Step Three: Continuously monitor high-impact suppliers
Based on the combination of criticality and risk, managers of third-party risk should establish a cadence for reviewing critical information. This may include a full reassessment of high-impact suppliers on an annual basis, or it may involve a less-frequent full-scale review, supplemented by continuous monitoring of key risk assessment inputs such as financial health and cybersecurity performance.
Tools such as the ABC National Risk Score in the US, which provides a general rating of cyber risk for benchmarking, and the FICO® Cyber Risk Score, which provides company- specific metrics, may be leveraged in combination to provide a directionally correct view of relative risk. To better mitigate risk, firms are increasingly leaning on cyber scoring and/or cyber rating services to track overall risk as well as observable — and potentially actionable — conditions and behaviors that contribute to that risk.

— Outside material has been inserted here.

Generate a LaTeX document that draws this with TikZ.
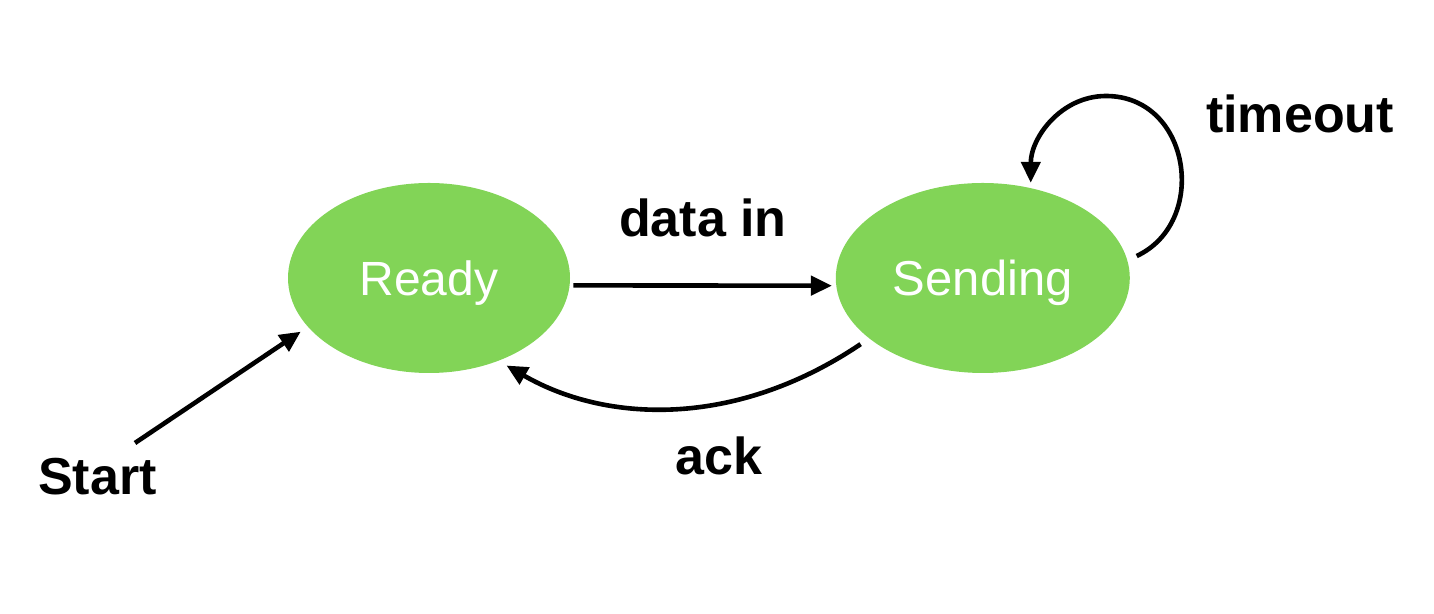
\documentclass[tikz,border=0pt]{standalone}
\usepackage{fontspec}
\setmainfont{Liberation Sans}
\usetikzlibrary{shapes, arrows.meta}
\usetikzlibrary{positioning}

\tikzset{
	state/.style={ellipse, fill=stategreen, draw=none, inner sep=0pt, minimum width=141pt, minimum height=95pt, text=white, text depth=0pt, font=\fontsize{24}{28}\selectfont},
	edgelabel/.style={inner sep=0pt, anchor=base, font=\bfseries\fontsize{26}{30}\selectfont},
	trans/.style={line width=2.3pt, -{Triangle[length=10.5pt, width=9.5pt]}}
}

\begin{document}
\begin{tikzpicture}[x=0.5pt, y=0.5pt]

	\definecolor{stategreen}{rgb}{0.51,0.83,0.34}
	\useasboundingbox (0,0) rectangle (1434,614);

	\node(ready)[state] at (429,336) {Ready};
	\node(sending)[state, minimum width=147pt, font=\fontsize{24.5}{28}\selectfont, right=132.5pt of ready] {Sending};

	\node(datain)[edgelabel] at (703,377) {data in};
	\node(ack)[edgelabel] at (719,139) {ack};
	\node(start)[edgelabel] at (97.5,119) {Start};
	\node(timeout)[edgelabel] at (1300,481) {timeout};

	\coordinate(starttail) at (135,171);
	\coordinate(looptop) at (1106,518);

	\draw[trans, shorten <=1.75pt, shorten >=2pt] (ready.-3) -- (sending.183);
	\draw[trans, shorten <=5pt, shorten >=4.5pt] (sending.208) .. controls +(214:160) and +(330:125) .. (ready.310);
	\draw[trans, shorten >=4.2pt] (starttail) -- (ready.202.5);
	\draw[trans, shorten <=5pt, shorten >=2.5pt] (sending.7) .. controls +(25:90) and +(0:85) .. (looptop) .. controls +(180:45) and +(90:50) .. (sending.62);

\end{tikzpicture}
\end{document}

Step Four: Ensure appropriate risk transfer
Comprehensive vendor risk management programs frequently include insurance-based risk transfer. A simple approach to risk transfer considers the intersection of supplier risk and criticality, and imposes insurance requirements on those suppliers whose combination of risk and criticality requires additional protection.
The amount of coverage that a vendor is required to carry can be ascertained in part based on information collected in the vendor categorization process, including information such as the amount and type of data shared with the supplier. Estimates of the cost “per record” for a breach vary widely, ranging from $100 per record to $350 per record, depending on the nature of the data.
Depending on business requirements, some classes of vendors may be required to carry specific breach coverage as a part of the vendor risk management program. Firms may require that they be named as additional insureds in supplier policies for those coverage areas.
Cyber insurance is a rapidly growing area of specialty coverage for carriers. The Cyber Insurance Market Report, published by Allied Market Research, forecasts that the global market for cyber risk coverage is expected to garner $14 billion by 2022, registering a CAGR of nearly 28% during the period 2016-2022. Another reason to consider your firm’s risk relative to the ABC National Risk Score is that brokers, carriers, and reinsurers also increasingly leverage standardized cyber breach risk quantification metrics as an additional tool for underwriting and pricing cyber breach insurance.